Kolejna książka o przygodach nieustraszonej Molly Murphy.

Molly za wszelką cenę pragnie zostać detektywem i utrzymać firmę swojego zmarłego pracodawcy. Nieustraszona Irlandka angażuje się tym razem w aż dwie sprawy. Jedna z nich dotyczy zaginionej Angielki z arystokratycznej rodziny, druga – kradzieży i oszustwa w szwalni. Wrażliwa na niesprawiedliwość społeczną Molly włącza się również w działania na rzecz poprawy warunków pracy szwaczek i spotyka mężczyznę, który będzie konkurował o jej względy z przystojnym kapitanem nowojorskiej policji Danielem Sullivanem. Molly wielokrotnie znajdzie się w niebezpieczeństwie, ale odwaga i upór pomogą jej wyjść z niejednej opresji.

www.noir.pl

Rhys Bowen (właściwie Janet Quin-Harkin)

brytyjska pisarka, urodzona  w 1941 roku w Bath w Anglii, a obecnie mieszkająca w San Francisco. Zanim w latach dziewięćdziesiątych rozpoczęła przygodę pisarską, pracowała w studiu telewizyjnym BBC. Tu po raz pierwszy dał o sobie znać jej literacki talent, gdy w czasie nadzorowania prób do jednej z audycji napisała własną – wyemitowaną wkrótce potem – sztukę.  Jednak, jak sama twierdzi, angielski klimat okazał się dla niej zbyt chłodny i wkrótce potem wyjechała do Australii, by po krótkim epizodzie w Australian TV przenieść się już na stałe do Kalifornii.

Karierę pisarską zaczynała jako autorka książek dla dzieci i młodzieży. Ich sukces zachęcił ją do spróbowania sił w literaturze kryminalnej już dla dorosłych, a sławę przyniósł jej cykl powieści o przygodach konstabla Evana Evansa. Już wówczas dała się poznać czytelnikom jako autorka potrafiąca znakomicie splatać losy fikcyjnych postaci z faktami historycznymi i dbająca o odtworzenie realiów i atmosfery opisywanych czasów.
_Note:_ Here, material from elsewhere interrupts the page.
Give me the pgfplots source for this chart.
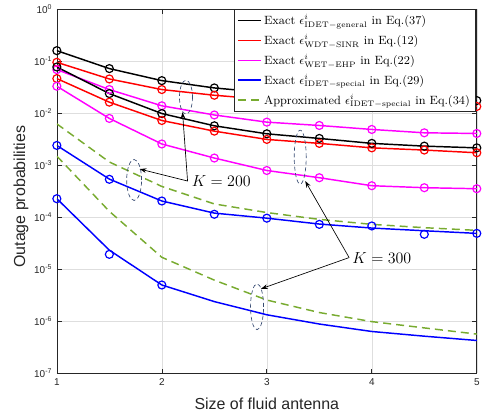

Cykl o śledztwach irlandzkiej detektyw Molly Murphy ugruntował jej pozycję jako mistrzyni kryminału w stylu retro.

Sympatię wzbudziła przede wszystkim główna bohaterka, która oczekuje od życia znacznie więcej, niż może otrzymać z racji swego urodzenia. Kolejne książki z cyklu zdobyły uznanie nie tylko czytelników, ale i krytyków - za wydane już w Polsce Prawo panny Murphy otrzymała w 2001 roku prestiżową nagrodę Agatha Award przyznawaną najlepszym kryminałom historycznym, a Śmierć detektywa (Noir sur Blanc, 2013) znalazła się rok później w finale tego samego konkursu. Sympatia czytelników nie przeminęła wcale wraz z kolejnymi tomami – wydana w 2012 jedenasta część przygód Molly Murphy niemal natychmiast trafiła na listę bestsellerów „New York Timesa".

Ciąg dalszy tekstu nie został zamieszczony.